Institutional‑grade risk protection unlocks capital for voluntary carbon markets, accelerating scalable decarbonisation projects.
The rapid growth of voluntary carbon markets has exposed a critical financing gap: investors lack confidence when the underlying credits can be invalidated by data errors or regulatory shifts. By integrating insurance directly into the carbon asset structure, 1089, Price Forbes, and Oka are creating a safety net that mirrors traditional financial products. This approach not only mitigates credit degradation risk but also introduces a disciplined accounting layer, ensuring that each CX89 Advanced Fuels Carbon Asset is backed by immutable data and third‑party oversight.

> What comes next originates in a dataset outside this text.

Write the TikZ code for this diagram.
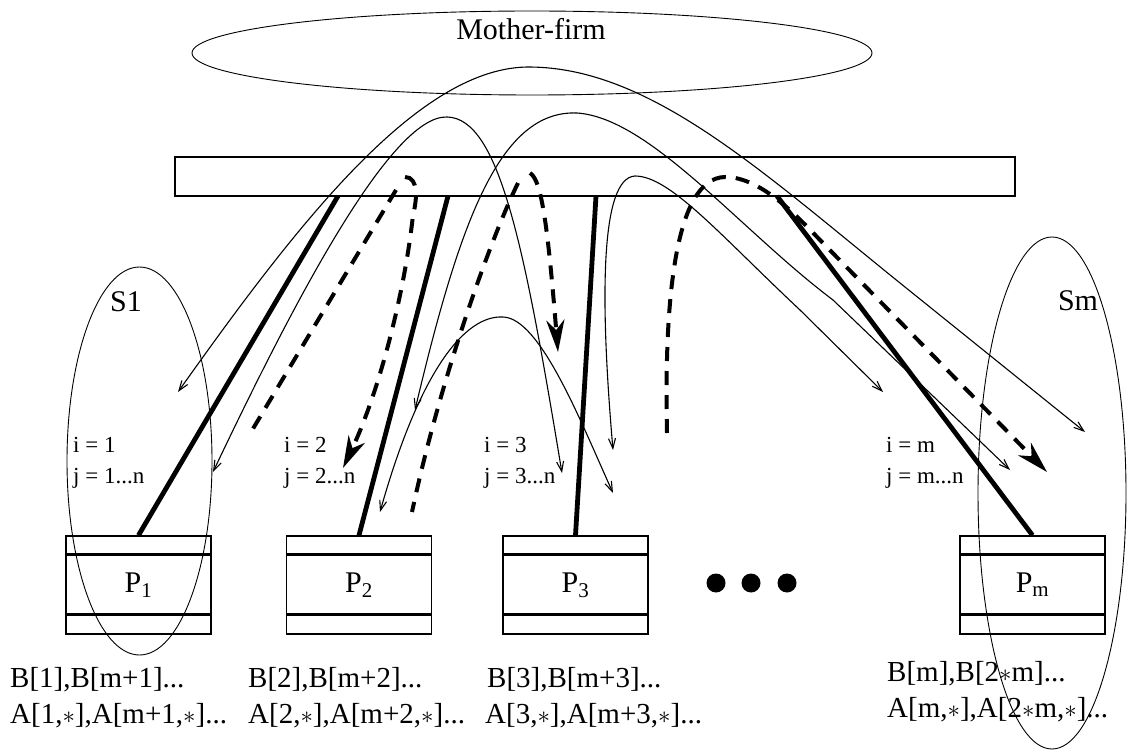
\documentclass[tikz,border=0pt]{standalone}
\usepackage{fontspec}
\setmainfont{Liberation Serif}
\usetikzlibrary{arrows.meta, shapes.geometric, positioning}

\tikzset{
    groupell/.style={ellipse, draw, line width=0.9pt, inner sep=0pt},
    procbox/.style={
        draw, line width=1.4pt, inner sep=0pt,
        minimum width=145pt, minimum height=98pt,
        font=\fontsize{30}{30}\selectfont,
        path picture={
            \draw[line width=3pt] ([yshift=-18pt]path picture bounding box.north west) -- ([yshift=-18pt]path picture bounding box.north east);
            \draw[line width=3pt] ([yshift=20pt]path picture bounding box.south west) -- ([yshift=20pt]path picture bounding box.south east);
            \draw[line width=3pt] (path picture bounding box.south west) -- (path picture bounding box.south east);
        }
    },
    bigtxt/.style={inner sep=0pt, font=\fontsize{30}{30}\selectfont},
    idxtxt/.style={inner sep=0pt, anchor=base west, font=\fontsize{23}{23}\selectfont},
    datatxt/.style={inner sep=0pt, anchor=base west, font=\fontsize{29}{29}\selectfont},
    dot/.style={circle, fill, minimum size=19pt, inner sep=0pt},
    solidlink/.style={line width=4.8pt},
    dashlink/.style={line width=4pt, dash pattern=on 14pt off 10pt},
    bighead/.style={-{Stealth[length=32pt,width=18pt,inset=10pt]}},
    thinlink/.style={line width=1.1pt, {Straight Barb[length=10pt,width=7pt]}-{Straight Barb[length=10pt,width=7pt]}}
}

\begin{document}
\begin{tikzpicture}[x=1pt, y=-1pt]
    \useasboundingbox (0,0) rectangle (1143,751);

    % mother firm and bus
    \node[groupell, minimum width=680pt, minimum height=84pt] (mother) at (532,53) {};
    \node[bigtxt] (mothertxt) at (531,29) {Mother-firm};
    \node[draw, line width=1.3pt, minimum width=840pt, minimum height=39pt, inner sep=0pt] (bar) at (595,176.5) {};

    % processors
    \node[procbox] (P1) at (138.5,585) {P\textsubscript{1}};
    \node[procbox] (P2) at (359,585) {P\textsubscript{2}};
    \node[procbox] (P3) at (575.5,585) {P\textsubscript{3}};
    \node[procbox] (Pm) at (1032.5,585) {P\textsubscript{m}};
    \foreach \x [count=\k] in {716,751,787}
        \node[dot] (dot\k) at (\x,583) {};

    % sets S1 and Sm
    \node[groupell, minimum width=145pt, minimum height=388pt] (S1) at (139.5,461) {};
    \node[bigtxt] (S1txt) at (126,302) {S1};
    \node[groupell, minimum width=148pt, minimum height=512pt] (Sm) at (1052,493) {};
    \node[bigtxt] (Smtxt) at (1078,301) {Sm};

    % index ranges
    \foreach \x/\k in {73/1, 284/2, 484/3, 886/m} {
        \node[idxtxt] (i\k) at (\x,452) {i = \k};
        \node[idxtxt] (j\k) at (\x,483) {j = \k...n};
    }

    % data held by each processor
    \node[datatxt] (B1) at (10,687) {B[1],B[m+1]...};
    \node[datatxt] (A1) at (10,723) {A[1,$\ast$],A[m+1,$\ast$]...};
    \node[datatxt] (B2) at (248,687) {B[2],B[m+2]...};
    \node[datatxt] (A2) at (248,723) {A[2,$\ast$],A[m+2,$\ast$]...};
    \node[datatxt] (B3) at (487,687) {B[3],B[m+3]...};
    \node[datatxt] (A3) at (485,723) {A[3,$\ast$],A[m+3,$\ast$]...};
    \node[datatxt] (Bm) at (887,681) {B[m],B[2$\ast$m]...};
    \node[datatxt] (Am) at (887,717) {A[m,$\ast$],A[2$\ast$m,$\ast$]...};

    % links from the bus
    \coordinate (t1) at (338,196);
    \coordinate (t2) at (448,196);
    \coordinate (t3) at (596,196);
    \coordinate (t4) at (777,196);
    \draw[solidlink] (t1) -- (P1.north);
    \draw[solidlink] (t2) -- (P2.north);
    \draw[solidlink] (t3) -- (P3.north);
    \draw[solidlink] (t4) -- (Pm.north);

    % dashed transfers
    \coordinate (d1s) at (405,177);  \coordinate (d1e) at (343,468);
    \coordinate (d2s) at (396,190);  \coordinate (d2e) at (248,437);
    \coordinate (d3s) at (518,183);  \coordinate (d3e) at (412,512);
    \coordinate (d4s) at (530,173);  \coordinate (d4e) at (558,352);
    \coordinate (d5s) at (667,433);  \coordinate (d5e) at (1047,472);
    \draw[dashlink, bighead] (d1s) .. controls (419,177) and (417,200) .. (413,215) .. controls (405,290) and (380,390) .. (d1e);
    \draw[dashlink] (d2s) -- (d2e);
    \draw[dashlink] (d3s) .. controls (490,240) and (440,380) .. (d3e);
    \draw[dashlink, bighead] (d4s) .. controls (542,180) and (548,230) .. (d4e);
    \draw[dashlink, bighead] (d5s) .. controls (664,300) and (675,178) .. (725,177) .. controls (760,177) and (795,214) .. (820,240) -- (d5e);

    % thin messages
    \coordinate (a1s) at (178,392);  \coordinate (a1e) at (1085,432);
    \coordinate (a2s) at (213,472);  \coordinate (a2e) at (562,473);
    \coordinate (a3s) at (415,410);  \coordinate (a3e) at (1010,470);
    \coordinate (a5s) at (380,512);  \coordinate (a5e) at (613,493);
    \coordinate (a6s) at (613,450);  \coordinate (a6e) at (883,392);
    \draw[thinlink] (a1s) .. controls (300,220) and (420,66) .. (530,67) .. controls (650,68) and (760,170) .. (900,283) -- (a1e);
    \draw[thinlink] (a2s) .. controls (290,310) and (390,115) .. (447,117) .. controls (500,118) and (525,250) .. (a2e);
    \draw[thinlink] (a3s) .. controls (460,220) and (500,110) .. (577,113) .. controls (650,118) and (740,230) .. (833,300) -- (a3e);
    \draw[thinlink] (a5s) .. controls (420,370) and (465,315) .. (503,317) .. controls (540,318) and (580,420) .. (a5e);
    \draw[thinlink] (a6s) .. controls (600,300) and (600,178) .. (635,176) .. controls (670,176) and (720,235) .. (800,310) -- (a6e);
\end{tikzpicture}
\end{document}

Lloyd’s Syndicate 1922 provides the underwriting muscle behind the framework, delivering institutional‑grade capacity that was previously unavailable to carbon‑focused projects. The coverage specifically addresses the “wrapping‑to‑minting” interval, a vulnerable stage where assets can lose value if verification processes falter. By securing this risk, the programme enhances liquidity, allowing traders and fund managers to treat carbon credits as tradable, insurable commodities. Price Forbes’ brokerage expertise further streamlines risk transfer, creating a transparent marketplace that attracts larger, more risk‑averse capital pools.
Beyond risk mitigation, the insurance framework aligns financial incentives with genuine decarbonisation outcomes. Companies can now embed carbon‑credit costs into supply‑chain budgeting, turning emissions reductions into quantifiable financial returns. This model is poised to accelerate low‑emission fuel production across sectors such as aviation, maritime, and power generation. As confidence builds, the market is likely to see increased issuance of structured carbon products, paving the way for broader institutional participation and a more resilient, scalable carbon economy.